A review of the top 50 instant access savings accounts for balances of £5,000, revealed that in October 2020, 56% had restrictions and penalties on savers accessing their money. This number was up from 48% in October the previous year – which represents a 16.66% increase in the number of punitive accounts, year-on-year.

The research, commissioned by Investec, also noted that the average size and duration of short-term bonuses used by a number of these accounts have fallen. Also, while only three out of fifty of these accounts didn’t allow further withdrawals in the calendar year once the maximum permitted amount had been reached – this number shot up to one-in-five by October 2020.

Further, six of the top 50 savings accounts were restricted to certain age groups or existing current account customers in 2019, with this number increasing to eight, out of fifty by October 2020.  

Last year, seven of the top 50 accounts used short-term bonuses to inflate returns, and this number hasn’t changed year-on-year. However, the value of the bonuses offered has fallen. In 2019, the average bonus offered by the seven accounts was 0.43, with an average duration of 12.4 months. In 2020, the top bonus rates averaged 0.34%, with a duration of 11.1 months.

Speaking on the top accounts data, Investec Head of Savings, Linda brown, said: “Compared to a year ago, our research reveals a general rise in the use of penalties and restrictions among the top instant access savings accounts, and the short-term bonuses used by many are less competitive.”

Savers need to consider the terms and conditions of any savings account they choose, as well the interest rate on offer.”

This data followed an earlier survey conducted by fintech group, Yobota, which found that 58% of banking customers think they should have more power to renegotiate or change their financial accounts and products, with over a third of consumers feeling frustrated by having to choose between generic off-the-shelf financial accounts. This figure rises to 43% among those aged between 18 and 34.
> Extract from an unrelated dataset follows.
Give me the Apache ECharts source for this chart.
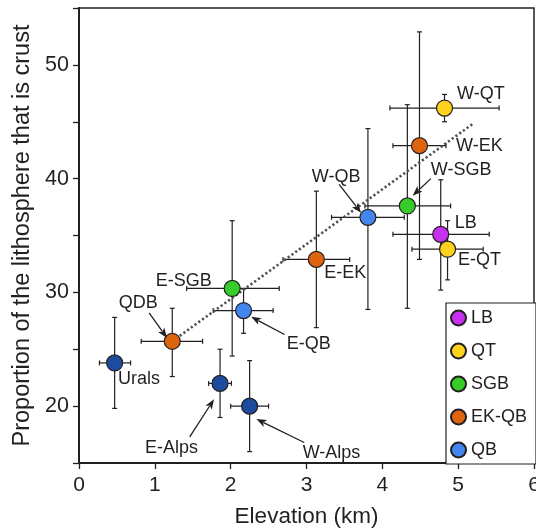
<!DOCTYPE html>
<html>
<head>
<meta charset="utf-8">
<script src="https://cdn.jsdelivr.net/npm/echarts@6/dist/echarts.min.js"></script>
<style>html,body{margin:0;padding:0;background:#fff}#c{width:536px;height:531px}</style>
</head>
<body>
<div id="c"></div>
<script>
// ---- data ----
const names   = ['Urals','QDB','E-SGB','E-QB','E-Alps','W-Alps','E-EK','W-QB','W-SGB','W-EK','W-QT','LB','E-QT'];
const groups  = ['Other','EK-QB','SGB','QB','Other','Other','EK-QB','QB','SGB','EK-QB','QT','LB','QT'];
const elev    = [0.47, 1.23, 2.02, 2.17, 1.86, 2.25, 3.13, 3.81, 4.33, 4.49, 4.82, 4.77, 4.86];
const elevLo  = [0.27, 0.82, 1.42, 1.77, 1.71, 2.00, 2.69, 3.33, 3.77, 4.14, 4.10, 4.14, 4.39];
const elevHi  = [0.68, 1.63, 2.64, 2.56, 2.01, 2.50, 3.57, 4.29, 4.90, 4.84, 5.54, 5.41, 5.33];
const prop    = [23.8, 25.7, 30.35, 28.4, 22.0, 20.0, 32.9, 36.6, 37.6, 42.9, 46.2, 35.1, 33.8];
const propLo  = [19.8, 22.6, 24.4, 26.4, 19.0, 16.0, 26.9, 28.5, 28.6, 32.9, 45.0, 30.2, 31.1];
const propHi  = [27.8, 28.6, 36.3, 30.3, 25.0, 24.0, 38.9, 44.4, 46.5, 52.9, 47.4, 39.9, 36.3];
const legendGroups = ['LB','QT','SGB','EK-QB','QB'];
const trendX = [1.23, 5.19];
const trendY = [25.7, 44.8];
const xTicks = [0,1,2,3,4,5,6];
const yTicks = [20,30,40,50];
// annotation: label, label position (data), arrow tail, arrow head (data) or null
const annLabels = ['QDB','E-SGB','E-QB','Urals','E-Alps','W-Alps','W-QB','W-SGB','W-EK','W-QT','LB','E-QT','E-EK'];
const annX      = [0.78, 1.38, 3.03, 0.79, 1.22, 3.33, 3.39, 5.04, 5.28, 5.30, 5.10, 5.28, 3.51];
const annY      = [29.1, 31.0, 25.5, 22.4, 16.35, 15.9, 40.15, 40.77, 42.9, 47.45, 36.1, 32.86, 31.7];
const arrowFrom = [[0.925,28.2], null, [2.71,26.3], null, [1.46,17.3], [2.97,16.8], [3.43,39.5], [4.64,40.0], null, null, null, null, null];
const arrowTo   = [[1.16,26.0], null, [2.27,27.85], null, [1.78,20.6], [2.34,18.86], [3.72,37.0], [4.40,38.5], null, null, null, null, null];

// ---- styles ----
const ink = '#231f20';
const colors = {'LB':'#c830f0','QT':'#ffd21e','SGB':'#36cc2a','EK-QB':'#de6410','QB':'#4285ec','Other':'#1d4b9e'};
const FONT = 'Liberation Sans, Arial, Helvetica, sans-serif';

const chart = echarts.init(document.getElementById('c'));

const errData = names.map((n,i)=>[elev[i], prop[i], elevLo[i], elevHi[i], propLo[i], propHi[i]]);

const series = [];
series.push({
  type:'custom', name:'err', z:2, silent:true,
  data: errData,
  encode:{x:[0,2,3], y:[1,4,5]},
  renderItem(params, api){
    const x=api.value(0), y=api.value(1);
    const l=api.coord([api.value(2),y]), r=api.coord([api.value(3),y]);
    const b=api.coord([x,api.value(4)]), t=api.coord([x,api.value(5)]);
    const cap=2.5;
    const st={stroke:ink, lineWidth:1.2};
    const ln=(x1,y1,x2,y2)=>({type:'line', shape:{x1,y1,x2,y2}, style:st});
    return {type:'group', children:[
      ln(l[0],l[1],r[0],r[1]),
      ln(l[0],l[1]-cap,l[0],l[1]+cap),
      ln(r[0],r[1]-cap,r[0],r[1]+cap),
      ln(b[0],b[1],t[0],t[1]),
      ln(b[0]-cap,b[1],b[0]+cap,b[1]),
      ln(t[0]-cap,t[1],t[0]+cap,t[1])
    ]};
  }
});
series.push({
  type:'line', name:'trend', z:3, silent:true, symbol:'none',
  data: trendX.map((x,i)=>[x, trendY[i]]),
  lineStyle:{color:'#505050', width:2.6, type:[2.2,2.4]}
});
['Other'].concat(legendGroups).forEach(g=>{
  series.push({
    type:'scatter', name:g, z:5, symbol:'circle', symbolSize:16,
    data: names.map((n,i)=>groups[i]===g?[elev[i],prop[i]]:null).filter(d=>d),
    itemStyle:{color:colors[g], borderColor:ink, borderWidth:1.2, opacity:1}
  });
});
series.push({
  type:'custom', name:'ann', z:6, silent:true,
  data: annLabels.map((s,i)=>[annX[i], annY[i]]),
  renderItem(params, api){
    const i=params.dataIndex;
    const p=api.coord([api.value(0), api.value(1)]);
    const ch=[{type:'text', style:{text:annLabels[i], x:p[0], y:p[1], fill:ink, font:'18px '+FONT, align:'center', verticalAlign:'middle'}}];
    if(arrowFrom[i]){
      const a=api.coord(arrowFrom[i]), h=api.coord(arrowTo[i]);
      const dx=h[0]-a[0], dy=h[1]-a[1], L=Math.hypot(dx,dy), ux=dx/L, uy=dy/L;
      const hl=10, hw=3.8;
      const bx=h[0]-ux*hl, by=h[1]-uy*hl;
      ch.push({type:'line', shape:{x1:a[0],y1:a[1],x2:bx+ux*2,y2:by+uy*2}, style:{stroke:ink,lineWidth:1.3}});
      ch.push({type:'polygon', shape:{points:[[h[0],h[1]],[bx-uy*hw,by+ux*hw],[bx+ux*2.5,by+uy*2.5],[bx+uy*hw,by-ux*hw]]}, style:{fill:ink}});
    }
    return {type:'group', children:ch};
  }
});

chart.setOption({
  animation:false,
  backgroundColor:'#fff',
  grid:{left:79, top:8, width:455, height:455, show:true, borderColor:ink, borderWidth:1.5, backgroundColor:'transparent', containLabel:false, outerBoundsMode:'none'},
  xAxis:{
    type:'value', min:xTicks[0], max:xTicks[xTicks.length-1], interval:1,
    name:'Elevation (km)', nameLocation:'middle', nameGap:42,
    nameTextStyle:{color:ink, fontSize:22.5, fontFamily:FONT},
    axisLine:{show:true, onZero:false, lineStyle:{color:ink, width:2}},
    axisTick:{show:true, inside:false, length:6, lineStyle:{color:ink, width:1.3}},
    axisLabel:{color:ink, fontSize:21, fontFamily:FONT, margin:12},
    splitLine:{show:false}
  },
  yAxis:{
    type:'value', min:15, max:55, interval:5,
    name:'Proportion of the lithosphere that is crust', nameLocation:'middle', nameGap:40,
    nameTextStyle:{color:ink, fontSize:23.5, fontFamily:FONT},
    axisLine:{show:true, onZero:false, lineStyle:{color:ink, width:2}},
    axisTick:{show:true, inside:false, length:6, lineStyle:{color:ink, width:1.3}},
    axisLabel:{color:ink, fontSize:21.5, fontFamily:FONT, margin:10, formatter:v=>yTicks.includes(v)?String(v):''},
    splitLine:{show:false}
  },
  legend:{
    data:legendGroups, orient:'vertical', left:446, top:303,
    itemWidth:15, itemHeight:15, itemGap:15, icon:'circle',
    padding:[6,9,5,4], borderColor:ink, borderWidth:1.2, backgroundColor:'#fff',
    textStyle:{color:ink, fontSize:18, fontFamily:FONT}, selectedMode:false
  },
  series
});
</script>
</body>
</html>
Some 19% said they are currently stuck with financial accounts that are no longer suitable for where they find themselves in life, and 26% of those with a personal loan said this product was no longer a good fit for them versus when they acquired the product. This view is shared by 18% of mortgage-holders and 14% of those who’d taken out life insurance plans.

Interestingly, 49% of the 2,000 respondents want banks to offer more flexible products that evolve according to their changing life circumstances and savings needs. 52% added that COVID-19 had exposed the need for more ‘responsive’ banking products to be offered for times when people’s financial situations and capabilities change suddenly.